While we did identify this as a solution early on, before we fully understood the root cause, it unfortunately took us another 10 hours to implement it and get the issue fully under control. This was due to another set of networking issues that manifested each time we tried to move the API workloads to their own pool of resources (a standard operation that we do all the time), which prevented connectivity to our Redis infrastructure. We later identified that this issue was caused by our cluster being an older GCP cluster type which is not “VPC-native,” which required workarounds for connectivity to Google’s Redis instances. During the outage we were forced to change our infrastructure again to work around these issues, and had to do so carefully to avoid causing extra problems for API traffic that was working well at the time. These compounding issues significantly increased the time to remediation and impacted our ability to work around the issues efficiently.

The root cause of the latency issues on the co-located API nodes was later determined to be caused by Docker networking saturation. The main cluster that runs our primary services was built in early 2018 and uses Docker overlay networking, which is limited in how much networking throughput it can handle for a single machine. Even though the new nodes were larger and had more CPU and memory, we experienced a significant “noisy-neighbor” network congestion issue while our API workloads were co-located with other networking-heavy services. This manifested as increased outbound network latency across the board, including SQL query latency and Redis latency, and was the ultimate root cause of all other issues. Once we able to successfully separate the API workloads, latency returned to normal and the issue was resolved.

--

We deeply apologize for this incident, its effect on our customers, and for the time it took us to resolve it. We have identified many improvements we can make to our systems and processes going forward, including improving our monitoring and alerts for latency-related issues, better configuration to prevent cascading retries, and we have also begun the process of migrating to a modern VPC-native cluster that does not use docker overlay networking. This GCP cluster type will have better networking performance, and will remove a class of connectivity issues we encountered that slowed remediation.
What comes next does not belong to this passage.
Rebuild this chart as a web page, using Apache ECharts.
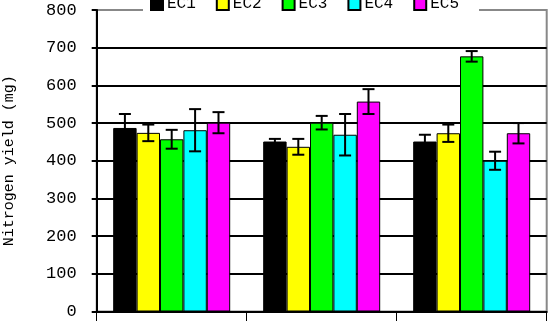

This was a difficult event for us and our users, and we didn't live up to the expectations we have for serving Percy customers with speed and stability. We appreciate your patience with us during this event and we’re working hard to improve our processes and systems to prevent outages like this in the future.

Posted Nov 05, 2019 - 10:31 PST

Resolved
Operations have returned to normal. Percy has been performing at normal stability and responsiveness for the last 12 hours.

Apologies again for the disruption. We will be issuing further details on the cause, impact, and remediation of the incident in the near future.
Posted Oct 30, 2019 - 10:31 PDT
Monitoring
Overall system health has been stable and responsive for the last 6 hours since 4:30 pm PT. We are continuing to monitor the results of multiple fixes that are in place and will provide further updates tomorrow.

We deeply apologies for these issues and their effect on your ability to use Percy reliability—as the result of some recent infrastructure upgrades, we are experiencing non-trivial networking load issues that have affected our APIs responsiveness. Permanently fixing these issues is our highest priority, and putting systems and processes in place to avoid recurrence.

We will leave this status up until we're confident the issue is fully resolved.
Posted Oct 29, 2019 - 22:29 PDT
Update
We are continuing to investigate this issue.
Posted Oct 29, 2019 - 21:42 PDT
Update
We are continuing to investigate this issue. At times our website and API may be responsive.
Posted Oct 29, 2019 - 14:20 PDT
Investigating
We're looking into an issue regarding elevated 503 response codes. We'll update here when we know more.
Posted Oct 29, 2019 - 08:25 PDT
This incident affected: Web and API.